For months now, the notion of NHL expansion hasn’t been on the league’s front burner, but don’t take that to mean expansion won’t be happening in the next few years. Under commissioner Gary Bettman, the league has always been coy when it comes to the movement or creation of teams.
The NHL is very good at keeping high-end secrets, but Bettman’s comments Friday in Sunrise, Florida certainly did nothing to extinguish long-standing rumors that the league would soon-enough be growing, most likely, by two teams.
The favorite to be the first city to land a team remains Houston, but picking up steam of late is the prospect of the NHL returning to Atlanta for the third time in league history. And it’s safe to say the league is on track to eventually expand by two teams, one of which would be an Atlanta team.
For proof, consider Bettman’s glowing appraisal of Atlanta Friday night.
“It’s a different place than when the Flames and the Thrashers left, in terms of how big the city is, how robust it is, the sporting interest,” Bettman said. “I don't think the prior two (Atlanta teams) have any bearing on whether or not we would go back – if all the other pieces that are referred to were put together.”
When the league looks at a potential expansion team, the pieces they’re looking for are (a) a market that can support another major-league team, (b) well-established and reliable business-people at the helm of ownership, and (c) either a deal in place to develop land into a new arena, or an arena already standing. That’s what gives Houston the edge right now, as they would likely play in the Toyota Center.
Atlanta doesn’t have an NHL-caliber rink just yet, but Sportsnet spoke to Georgia businessman Vernon Krause, who is leading a group that intends to put a team in Forsyth County, Ga., which is part of metropolitan Atlanta. Krause revealed that his group is close to putting all its financial ducks in a row – including building a new arena – and presenting an expansion pitch to Bettman and the 32 team owners.
“The next step is for us to go up to (NHL headquarters in) New York and meet with the commissioner of the NHL and show them what we have in place with the county in hopes that they vote for expansion,” Krause said. “There’s certain criteria that we have to meet to even apply for an expansion franchise. And that was purchasing land, getting the zoning that we needed. Both of those have been accomplished. Once we got the (Forsyth) county vote, getting definitive documents done, which our lawyers are working on, that we can present to the NHL, talking with our investors that we’ve been talking with over the last couple of years, being able to present what I would call a completed package to the NHL.”

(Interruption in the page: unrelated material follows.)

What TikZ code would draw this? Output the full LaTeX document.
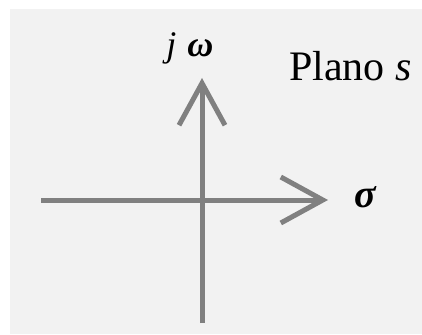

The NHL doesn’t have a firm timetable for expansion, but THN.com believes that when the league does expand again – and to be sure, we don’t have a doubt that expansion is coming – it will expand by two teams and not, say, by one team one year, and another team in a subsequent year. The competitive imbalance that would occur if only one expansion team materialized would give an advantage to the conference that stays at 16 teams while the other conference grows to 17 teams. And players and team owners won’t want to deal with that imbalance.
It makes much more sense, then, that the NHL will expand with its 33rd and 34th teams – Houston in the Western Conference and Atlanta in the Eastern Conference – at the same time. That would leave 17 teams in each conference, and while the league’s playoff process would probably have to be tweaked to guarantee a fair competitive balance, that won’t stop them from adding teams and putting a couple billion dollars per expansion franchise in the league’s coffers.
If expansion were not in the cards for the NHL, Bettman would’ve firmly shot down any and every rumor to the contrary. Instead, he only stoked the fire of expansion speculation with his comments Friday, and those breadcrumbs of information will almost assuredly lead to a path ending with the league growing to 34 teams.
You may not like the prospects of expansion, but you should get used to it. Because, absent some unlikely development, expansion is on the horizon for the NHL, and it gets closer to reality with every passing day. And Houston and Atlanta are now firmly leading the pack in landing a new team.